Since North Korea has generally refrained from physically abusing the Americans it has held, it makes the case of Otto Warmbier, the 22-year-old American college student who had been serving a 15-year sentence in North Korea, even more striking.

Mr. Warmbier was released in a coma and returned on Tuesday to the United States. A senior American official has said the United States obtained intelligence reports that he had been repeatedly beaten.

Dr. Daniel Kanter, director of the Neurocritical Care Program at the University of Cincinnati, said at a news conference, Warmbier has “severe injuries to all regions of the brain.”

Warmbier’s fate has cast new attention on how North Korea treats foreigners in captivity.

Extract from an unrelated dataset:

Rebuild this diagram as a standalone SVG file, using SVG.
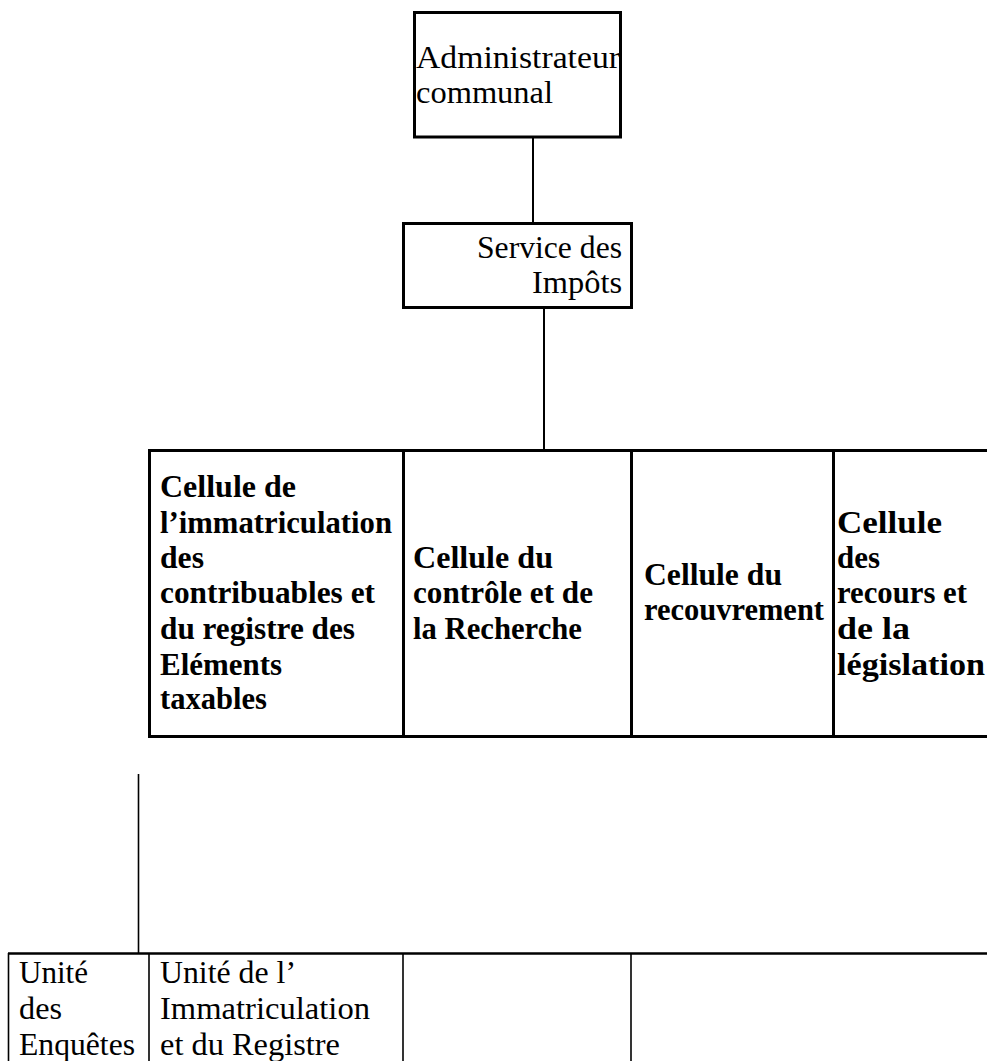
<svg xmlns="http://www.w3.org/2000/svg" width="987" height="1061" viewBox="0 0 987 1061">
<style>
.box{fill:#fff;stroke:#000;stroke-width:3}
.thin{fill:none;stroke:#000;stroke-width:1.6}
.conn{fill:none;stroke:#000;stroke-width:2}
.r{font-family:"Liberation Serif","Times New Roman",serif;font-size:32px;fill:#000}
.b{font-family:"Liberation Serif","Times New Roman",serif;font-size:31px;font-weight:bold;fill:#000}
</style>
<rect x="0" y="0" width="987" height="1061" fill="#fff"/>
<g id="connectors">
<line class="conn" x1="533" y1="137" x2="533" y2="223.5"/>
<line class="conn" x1="544" y1="307.5" x2="544" y2="450.5"/>
<line class="thin" x1="138.5" y1="774" x2="138.5" y2="953"/>
</g>
<g id="admin">
<rect class="box" x="414.5" y="12.5" width="206" height="124.5"/>
<text class="r" x="416" y="68" textLength="204" lengthAdjust="spacingAndGlyphs">Administrateur</text>
<text class="r" x="416" y="103" textLength="137" lengthAdjust="spacingAndGlyphs">communal</text>
</g>
<g id="service">
<rect class="box" x="403.5" y="223.5" width="228" height="84"/>
<text class="r" x="622" y="258" text-anchor="end" textLength="145" lengthAdjust="spacingAndGlyphs">Service des</text>
<text class="r" x="622" y="293" text-anchor="end" textLength="90" lengthAdjust="spacingAndGlyphs">Impôts</text>
</g>
<g id="cells">
<rect class="box" x="149.5" y="450.5" width="860" height="286"/>
<line class="box" x1="403.5" y1="450.5" x2="403.5" y2="736.5"/>
<line class="box" x1="631.5" y1="450.5" x2="631.5" y2="736.5"/>
<line class="box" x1="833.5" y1="450.5" x2="833.5" y2="736.5"/>
<g id="cell-immatriculation">
<text class="b" x="160" y="497" textLength="136" lengthAdjust="spacingAndGlyphs">Cellule de</text>
<text class="b" x="160" y="533" textLength="232" lengthAdjust="spacingAndGlyphs">l’immatriculation</text>
<text class="b" x="160" y="568" textLength="44" lengthAdjust="spacingAndGlyphs">des</text>
<text class="b" x="160" y="603" textLength="215" lengthAdjust="spacingAndGlyphs">contribuables et</text>
<text class="b" x="160" y="639" textLength="195" lengthAdjust="spacingAndGlyphs">du registre des</text>
<text class="b" x="160" y="675" textLength="122" lengthAdjust="spacingAndGlyphs">Eléments</text>
<text class="b" x="160" y="709" textLength="107" lengthAdjust="spacingAndGlyphs">taxables</text>
</g>
<g id="cell-controle">
<text class="b" x="413" y="568" textLength="140" lengthAdjust="spacingAndGlyphs">Cellule du</text>
<text class="b" x="413" y="603" textLength="180" lengthAdjust="spacingAndGlyphs">contrôle et de</text>
<text class="b" x="413" y="639" textLength="169" lengthAdjust="spacingAndGlyphs">la Recherche</text>
</g>
<g id="cell-recouvrement">
<text class="b" x="644" y="585" textLength="138" lengthAdjust="spacingAndGlyphs">Cellule du</text>
<text class="b" x="644" y="620" textLength="180" lengthAdjust="spacingAndGlyphs">recouvrement</text>
</g>
<g id="cell-recours">
<text class="b" x="837" y="533" textLength="105" lengthAdjust="spacingAndGlyphs">Cellule</text>
<text class="b" x="837" y="568" textLength="43" lengthAdjust="spacingAndGlyphs">des</text>
<text class="b" x="837" y="603" textLength="130" lengthAdjust="spacingAndGlyphs">recours et</text>
<text class="b" x="837" y="639" textLength="73" lengthAdjust="spacingAndGlyphs">de la</text>
<text class="b" x="837" y="675" textLength="148" lengthAdjust="spacingAndGlyphs">législation</text>
</g>
</g>
<g id="units">
<line x1="8" y1="953.5" x2="1000" y2="953.5" stroke="#000" stroke-width="2.5"/>
<line class="thin" x1="8.5" y1="953" x2="8.5" y2="1070"/>
<line class="thin" x1="149" y1="953" x2="149" y2="1070"/>
<line class="thin" x1="403" y1="953" x2="403" y2="1070"/>
<line class="thin" x1="631" y1="953" x2="631" y2="1070"/>
<g id="unit-enquetes">
<text class="r" x="19" y="983" textLength="69" lengthAdjust="spacingAndGlyphs">Unité</text>
<text class="r" x="19" y="1019" textLength="43" lengthAdjust="spacingAndGlyphs">des</text>
<text class="r" x="19" y="1055" textLength="116" lengthAdjust="spacingAndGlyphs">Enquêtes</text>
</g>
<g id="unit-immatriculation">
<text class="r" x="160" y="983" textLength="136" lengthAdjust="spacingAndGlyphs">Unité de l’</text>
<text class="r" x="160" y="1019" textLength="210" lengthAdjust="spacingAndGlyphs">Immatriculation</text>
<text class="r" x="160" y="1055" textLength="180" lengthAdjust="spacingAndGlyphs">et du Registre</text>
</g>
</g>
</svg>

Despite its longstanding enmity toward the United States and its allies, North Korea has been deeply sensitive to outside criticism of its human rights record, billing itself as a righteous nation that respects international norms. It has used American prisoners as bargaining chips in dealing with Washington.  The prospect that the Americans might eventually be released as part of negotiations seems to have influenced their treatment.

The worst known case of abuse before Mr. Warmbier was that of Robert Park, a Christian missionary who said he was severely beaten by North Korean soldiers after he was caught in 2009 while walking across the border from China waving a Bible. After he was transferred to Pyongyang, North Korea, he said, he was subjected to torture –beating of his genitals with a club– so horrific he begged for death.

The news about Mr. Warmbier has also deepened the anxiety among families of South Koreans and Japanese citizens held in the North. One relative said he was shocked to hear of Mr. Warmbier’s release in a coma. “It’s like a warning to the U.S.,” he said.